Second, beavers do not need to be killed, or dams destroyed, to protect property. Trees can be shielded by encircling them with wire mesh fencing or coating their trunks with a mixture of paint and sand that deters beavers from chewing. Roads, crop fields, and other human property can be protected from flooding caused by beaver dams through the use of flow devices—systems of pipes and fences that allow a certain amount of water to flow through the dam, thus maintaining the pond at a level acceptable to humans yet still beneficial to beavers and the myriad species that use beaver-created habitat.
Flow devices can also prevent beavers from plugging culverts (pipes that funnel water under roads and railroads). Culvert-protective fencing has repeatedly proved effective at preventing beaver-caused blockages. Several studies indicate that heavy-duty wire mesh fencing installed in a rectangular or trapezoidal configuration upstream of the culvert provides a durable solution.
These measures are not only dependable, but also more effective in the long term because, inevitably, beavers come back. As the Oregon Department of Fish and Wildlife explains, “Removing beavers is often a short-term solution as other beavers will move into the area if suitable habitat is present.” They also rebuild, as the same document notes: “Generally dam removal is a futile effort because beavers will quickly rebuild the dam, sometimes overnight.”
Yet another advantage of flow devices is that they can be more cost effective than lethal methods. A study conducted in Virginia compared the costs of repairing road damage caused by beavers at 14 sites before and after the use of flow devices.
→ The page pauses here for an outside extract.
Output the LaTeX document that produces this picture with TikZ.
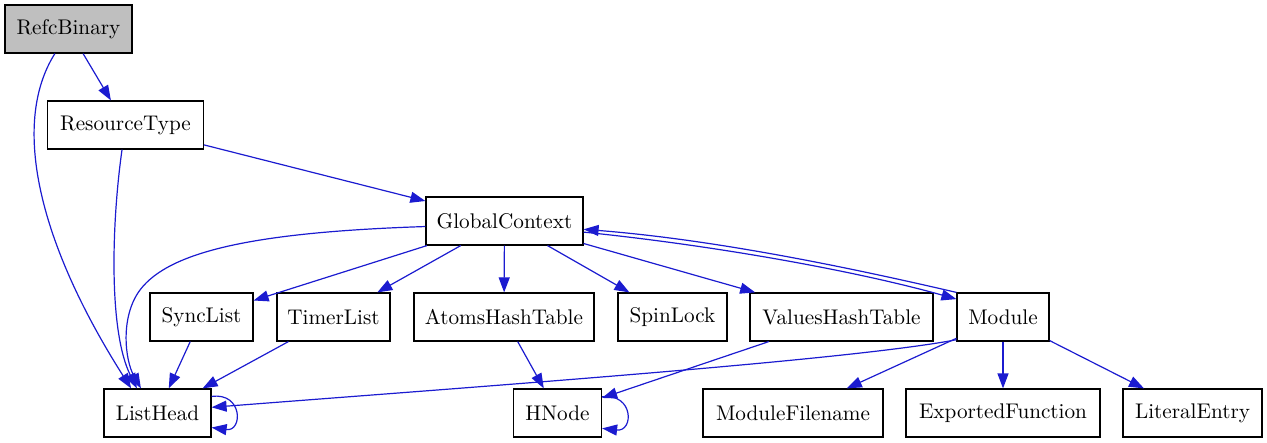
\documentclass[tikz,border=0pt]{standalone}
\usepackage{color}
\usepackage{tikz}
\usetikzlibrary{arrows.meta}
\definecolor{edgeblue}{RGB}{27,27,208}
\definecolor{rootgray}{RGB}{191,191,191}
\tikzstyle{cls} = [rectangle, minimum height=24pt, inner sep=0pt, text
centered, draw=black, line width=0.6pt, font=\fontsize{10.6}{12}\selectfont]
\tikzstyle{root} = [cls, fill=rootgray]
\tikzstyle{arrow} = [edgeblue, line width=0.6pt,
-{Triangle[length=7.5pt,width=5.5pt]}]

\begin{document}
\begin{tikzpicture}[x=0.5pt, y=-0.5pt]
\useasboundingbox (0,0) rectangle (1267,443);

\node(refc)[root, minimum width=63.5pt] at (68.5,29){RefcBinary};
\node(restype)[cls, minimum width=77.8pt] at (125.5,125){ResourceType};
\node(gc)[cls, minimum width=78.5pt] at (504.5,221){GlobalContext};

\node(sync)[cls, minimum width=51.5pt] at (201.5,317){SyncList};
\node(timer)[cls, minimum width=56.5pt] at (333.5,317){TimerList};
\node(atoms)[cls, minimum width=90pt] at (504,317){AtomsHashTable};
\node(spin)[cls, minimum width=54.5pt] at (672.5,317){SpinLock};
\node(values)[cls, minimum width=91.5pt] at (841.5,317){ValuesHashTable};
\node(module)[cls, minimum width=46pt] at (1003,317){Module};

\node(lhead)[cls, minimum width=53.5pt] at (157.5,413){ListHead};
\node(hnode)[cls, minimum width=44pt] at (557.5,413){HNode};
\node(mfile)[cls, minimum width=90pt] at (793,413){ModuleFilename};
\node(expfun)[cls, minimum width=97pt] at (1003,413){ExportedFunction};
\node(literal)[cls, minimum width=69.5pt] at (1192.5,413){LiteralEntry};

\draw[arrow](refc) -- (restype);
\draw[arrow](refc.-119) .. controls (10,125) and (40,245) .. (lhead.137);
\draw[arrow](restype.-98) .. controls (112,220) and (108,330) .. (lhead.130);
\draw[arrow](restype) -- (gc);

\draw[arrow](gc.184) .. controls (260,232) and (170,250) .. (140,290)
  .. controls (120,316.7) and (125,360) .. (lhead.124);
\draw[arrow](gc) -- (sync);
\draw[arrow](gc) -- (timer);
\draw[arrow](gc) -- (atoms);
\draw[arrow](gc) -- (spin);
\draw[arrow](gc) -- (values);
\draw[arrow](gc.-8) .. controls (720,246) and (860,272) .. (module.159);

\draw[arrow](sync) -- (lhead);
\draw[arrow](timer) -- (lhead);
\draw[arrow](atoms) -- (hnode);
\draw[arrow](values) -- (hnode);

\draw[arrow](module.north west) .. controls (860,270) and (720,240) .. (gc.-6);
\draw[arrow](module.206) .. controls (850,360) and (500,385) .. (lhead.6);
\draw[arrow](module) -- (mfile);
\draw[arrow](module) -- (expfun);
\draw[arrow](module) -- (literal);

\draw[arrow](lhead.17) .. controls (243,392) and (243,432) .. (lhead.-15);
\draw[arrow](hnode.20) .. controls (634,393) and (634,432) .. (hnode.-19);

\end{tikzpicture}
\end{document}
The authors calculated that the “before” costs of preventive road maintenance, damage repairs, and lethal removal of beavers was more than $300,000 per year. By contrast, the report concluded that the costs of installing flow devices involved a single expense of less than $45,000 and maintenance costs of just $277 per year. Moreover, the flow devices provided more protection: Before their installation, flooding and road damage occurred annually; three years after their installation (when the study concluded), no flooding or road damage had yet occurred.
To help promote the use of such ethical, ecologically responsible, and affordable solutions, AWI has long supported the efforts of the Beaver Institute, a Massachusetts-based nonprofit organization that educates the public about how beavers benefit ecosystems, works with landowners and local governments to install flow devices and other preventive measures, and trains wildlife professionals how to properly install and maintain them.
AWI is also working to develop a federal program that would provide states, tribes, agencies, local governments, landowners, conservation organizations, and others with resources to implement nonlethal beaver-conflict solutions. We envision such a program would help make flow devices and other mitigation measures easily accessible to rural and urban communities across the country desiring to live with, rather than in conflict with, their flat-tailed, dam-building neighbors.